O Sr. Presidente do Conselho — Permitta o Digno Par que o interrompa para rectificar o que disse, e foi, que não tinha conhecimento do artigo alludido, nem o Governo tinha nenhuma especie de affinidade com esse jornal, nem mesmo tinha o Governo pensado em tal; e accrescentei, que appellava para os Dignos Pares que são Officiaes-móres da Casa, para dizerem se não votavam livremente sobre os assumptos que se tractavam nesta Camara.

O Sr. Marquez de Vallada: observa a S. Ex.ª que não póde confiar em qual será a sua conducta no futuro, e muito menos depois de vêr que quer que a Camara fique satisfeita com as suas palavras.

O Sr. Presidente do Conselho — Quero que se fique entendendo bem qual é a minha opinião sobre o assumpto sujeito, é ella, que o Governo não tem nada com o artigo do Jornal do Commercio; pelo que respeitava á questão, que o Governo não tinha ainda tractado della, nem a tinha discutido: finalmente, que não havia ainda uma opinião formada do Governo a lai respeito.

O Sr. Presidente: dá por terminada esta interpellação. Antes de fechar a sessão recommenda ás commissões que organisem trabalhos que possam ser presentes, e deu para primeiro dia de sessão a proxima sexta-feira, sendo a ordem do dia leitura de pareceres.

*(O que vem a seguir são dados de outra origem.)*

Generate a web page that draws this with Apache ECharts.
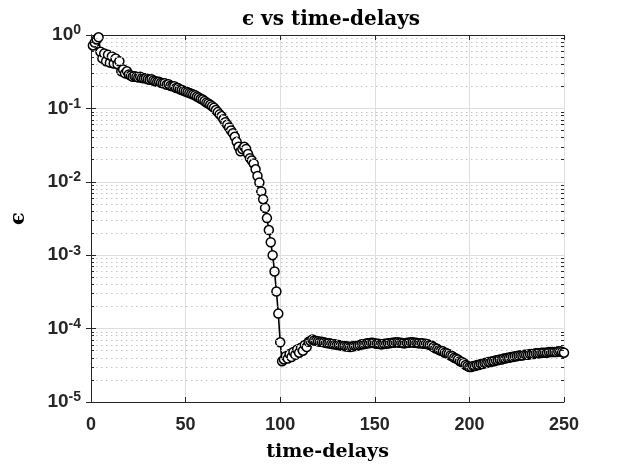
<!DOCTYPE html>
<html>
<head>
<meta charset="utf-8">
<script src="https://cdn.jsdelivr.net/npm/echarts@6/dist/echarts.min.js"></script>
<style>
  html, body { margin: 0; padding: 0; background: #fff; }
  #chart { width: 624px; height: 467px; }
</style>
</head>
<body>
<div id="chart"></div>
<script>
// time-delays 1..250 (one point per delay)
const delays = Array.from({ length: 250 }, (_, i) => i + 1)

// epsilon, one value per delay
const eps = [
  0.72, 0.79, 0.87, 0.93, 0.59, 0.48, 0.56, 0.44, 0.54, 0.42,
  0.51, 0.41, 0.48, 0.40, 0.44, 0.32, 0.34, 0.30, 0.32, 0.29,
  0.28, 0.27, 0.275, 0.27, 0.263, 0.27, 0.26, 0.257, 0.257, 0.25,
  0.245, 0.25, 0.24, 0.235, 0.23, 0.23, 0.224, 0.22, 0.22, 0.21,
  0.214, 0.204, 0.20, 0.20, 0.19, 0.19, 0.182, 0.178, 0.174, 0.17,
  0.166, 0.162, 0.158, 0.155, 0.151, 0.145, 0.141, 0.135, 0.132, 0.126,
  0.12, 0.117, 0.112, 0.107, 0.102, 0.095, 0.089, 0.083, 0.078, 0.071,
  0.065, 0.060, 0.055, 0.050, 0.046, 0.041, 0.035, 0.030, 0.026, 0.028,
  0.030, 0.028, 0.024, 0.021, 0.0195, 0.0178, 0.0148, 0.012, 0.0098, 0.0074,
  0.0058, 0.0044, 0.0032, 0.0022, 0.0015, 0.0010, 0.0006, 0.00032, 0.00016, 6.5e-5,
  3.6e-5, 3.8e-5, 4.2e-5, 3.9e-5, 4.5e-5, 4.1e-5, 4.8e-5, 4.4e-5, 5.2e-5, 4.7e-5,
  5.5e-5, 5.0e-5, 6.0e-5, 5.6e-5, 6.6e-5, 6.8e-5, 7.1e-5, 6.9e-5, 6.8e-5, 6.7e-5,
  6.6e-5, 6.6e-5, 6.5e-5, 6.4e-5, 6.3e-5, 6.3e-5, 6.2e-5, 6.1e-5, 6.1e-5, 6.0e-5,
  6.0e-5, 5.9e-5, 5.8e-5, 5.8e-5, 5.7e-5, 5.7e-5, 5.6e-5, 5.7e-5, 5.8e-5, 5.8e-5,
  5.9e-5, 6.0e-5, 6.1e-5, 6.1e-5, 6.2e-5, 6.3e-5, 6.3e-5, 6.4e-5, 6.4e-5, 6.3e-5,
  6.2e-5, 6.2e-5, 6.1e-5, 6.1e-5, 6.2e-5, 6.2e-5, 6.3e-5, 6.3e-5, 6.4e-5, 6.4e-5,
  6.5e-5, 6.5e-5, 6.4e-5, 6.4e-5, 6.3e-5, 6.3e-5, 6.4e-5, 6.4e-5, 6.5e-5, 6.5e-5,
  6.4e-5, 6.4e-5, 6.3e-5, 6.3e-5, 6.3e-5, 6.2e-5, 6.2e-5, 6.1e-5, 6.0e-5, 5.9e-5,
  5.6e-5, 5.4e-5, 5.3e-5, 5.1e-5, 5.0e-5, 4.9e-5, 4.7e-5, 4.6e-5, 4.5e-5, 4.3e-5,
  4.2e-5, 4.0e-5, 3.9e-5, 3.8e-5, 3.6e-5, 3.5e-5, 3.4e-5, 3.2e-5, 3.1e-5, 3.0e-5,
  3.0e-5, 3.1e-5, 3.1e-5, 3.2e-5, 3.2e-5, 3.3e-5, 3.3e-5, 3.4e-5, 3.4e-5, 3.5e-5,
  3.5e-5, 3.6e-5, 3.6e-5, 3.7e-5, 3.7e-5, 3.8e-5, 3.8e-5, 3.9e-5, 3.9e-5, 4.0e-5,
  4.0e-5, 4.1e-5, 4.1e-5, 4.2e-5, 4.2e-5, 4.3e-5, 4.3e-5, 4.3e-5, 4.4e-5, 4.4e-5,
  4.4e-5, 4.5e-5, 4.5e-5, 4.5e-5, 4.6e-5, 4.6e-5, 4.6e-5, 4.7e-5, 4.7e-5, 4.7e-5,
  4.7e-5, 4.8e-5, 4.8e-5, 4.8e-5, 4.8e-5, 4.8e-5, 4.9e-5, 4.9e-5, 4.8e-5, 4.7e-5
]

const xTicks = [0, 50, 100, 150, 200, 250]
const yDecades = [-5, -4, -3, -2, -1, 0]

const sans = "'Liberation Sans', Arial, sans-serif"
const serif = "'DejaVu Serif', 'Liberation Serif', serif"
const ink = '#262626'

// dotted minor grid lines at 2..9 x 10^e, plus the little inward minor ticks
const minorVals = []
yDecades.slice(0, -1).forEach(function (e) {
  for (let k = 2; k <= 9; k++) minorVals.push(k * Math.pow(10, e))
})
const minorGrid = minorVals.map(v => ({ yAxis: v }))
const minorTicks = []
minorVals.forEach(function (v) {
  minorTicks.push([{ coord: [0, v] }, { coord: [1.6, v] }])
  minorTicks.push([{ coord: [248.4, v] }, { coord: [250, v] }])
})

const chart = echarts.init(document.getElementById('chart'))

const yLabel = function (v) {
  const e = Math.round(Math.log10(v))
  return '{b|10}{s|' + e + '}'
}

const option = {
  animation: false,
  title: {
    text: 'ϵ vs time-delays',
    left: 326,
    textAlign: 'center',
    top: 5,
    textStyle: { fontFamily: serif, fontWeight: 'bold', fontSize: 20, color: '#000' }
  },
  grid: { left: 82, top: 35, right: 60, bottom: 65 },
  xAxis: [{
    type: 'value',
    min: 0,
    max: 250,
    interval: 50,
    name: 'time-delays',
    nameLocation: 'middle',
    nameGap: 41,
    nameTextStyle: { fontFamily: serif, fontWeight: 'bold', fontSize: 19, color: '#000' },
    axisLine: { lineStyle: { color: ink, width: 1 } },
    axisTick: { inside: true, length: 5, lineStyle: { color: ink } },
    axisLabel: {
      margin: 14,
      fontFamily: sans, fontWeight: 'bold', fontSize: 18, color: ink,
      formatter: v => xTicks.includes(v) ? String(v) : ''
    },
    splitLine: { show: true, lineStyle: { color: '#dedede', width: 1 } }
  }, {
    type: 'value',
    position: 'top',
    min: 0,
    max: 250,
    interval: 50,
    axisLine: { show: true, lineStyle: { color: ink, width: 1 } },
    axisTick: { inside: true, length: 5, lineStyle: { color: ink } },
    axisLabel: { show: false },
    splitLine: { show: false }
  }],
  yAxis: [{
    type: 'log',
    logBase: 10,
    min: 1e-5,
    max: 1,
    name: 'ϵ',
    nameLocation: 'middle',
    nameGap: 62,
    nameTextStyle: { fontFamily: serif, fontWeight: 'bold', fontSize: 21, color: '#000' },
    axisLine: { show: true, lineStyle: { color: ink, width: 1 } },
    axisTick: { show: true, inside: true, length: 5, lineStyle: { color: ink } },
    axisLabel: {
      margin: 10,
      formatter: yLabel,
      rich: {
        b: { fontFamily: sans, fontWeight: 'bold', fontSize: 19, color: ink },
        s: { fontFamily: sans, fontWeight: 'bold', fontSize: 14, color: ink, padding: [0, 0, 9, 0] }
      }
    },
    splitLine: { show: true, lineStyle: { color: '#dedede', width: 1 } }
  }, {
    type: 'log',
    logBase: 10,
    min: 1e-5,
    max: 1,
    position: 'right',
    axisLine: { show: true, lineStyle: { color: ink, width: 1 } },
    axisTick: { show: true, inside: true, length: 5, lineStyle: { color: ink } },
    axisLabel: { show: false },
    splitLine: { show: false }
  }],
  series: [{
    name: 'minor grid',
    type: 'line',
    data: [],
    silent: true,
    z: 1,
    markLine: {
      silent: true,
      precision: 10,
      symbol: ['none', 'none'],
      label: { show: false },
      lineStyle: { color: '#c4c4c4', width: 1, type: [1.5, 3.5] },
      data: minorGrid
    }
  }, {
    name: 'minor ticks',
    type: 'line',
    data: [],
    silent: true,
    z: 1,
    markLine: {
      silent: true,
      precision: 10,
      symbol: ['none', 'none'],
      label: { show: false },
      lineStyle: { color: ink, width: 1, type: 'solid' },
      data: minorTicks
    }
  }, {
    name: 'epsilon',
    type: 'line',
    data: delays.map((d, i) => [d, eps[i]]),
    z: 3,
    symbol: 'circle',
    symbolSize: 9,
    showSymbol: true,
    showAllSymbol: true,
    lineStyle: { color: '#000', width: 1.6 },
    itemStyle: { color: '#fff', borderColor: '#000', borderWidth: 1.5 }
  }]
}

chart.setOption(option)
</script>
</body>
</html>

Eram quatro horas e tres quartos da tarde.

Relação dos Dignos Pares que estiveram presentes na sessão de 14 de Dezembro de 1858.

Os Srs.: Visconde de Laborim; Duque da Terceira; Marquezes: de Ficalho, de Fronteira, de Loulé, das Minas, de Pombal, da Ribeira, e de Vallada; Condes: das Alcaçovas, da Azinhaga, do Bomfim, de Linhares, de Mello, de Penamacôr, da Ponte de Santa Maria, de Rio Maior, do Sobral, e de Thomar; Viscondes: d’Algés, d'Athoguia, de Balsemão, de Benagazil, de Campanhã, de Castellões, de Castro, de Fornos de Algodres, da Luz, de Ovar, e de Ourem; Barões: de Pernes, de Porto de Moz, e da Vargem da Ordem; Mello e Saldanha, D. Carlos Mascarenhas, Sequeira Pinto, Pereira de Magalhães, Margiochi, Proença, Aguiar, Larcher, Brito do Rio, e Aquino de Carvalho.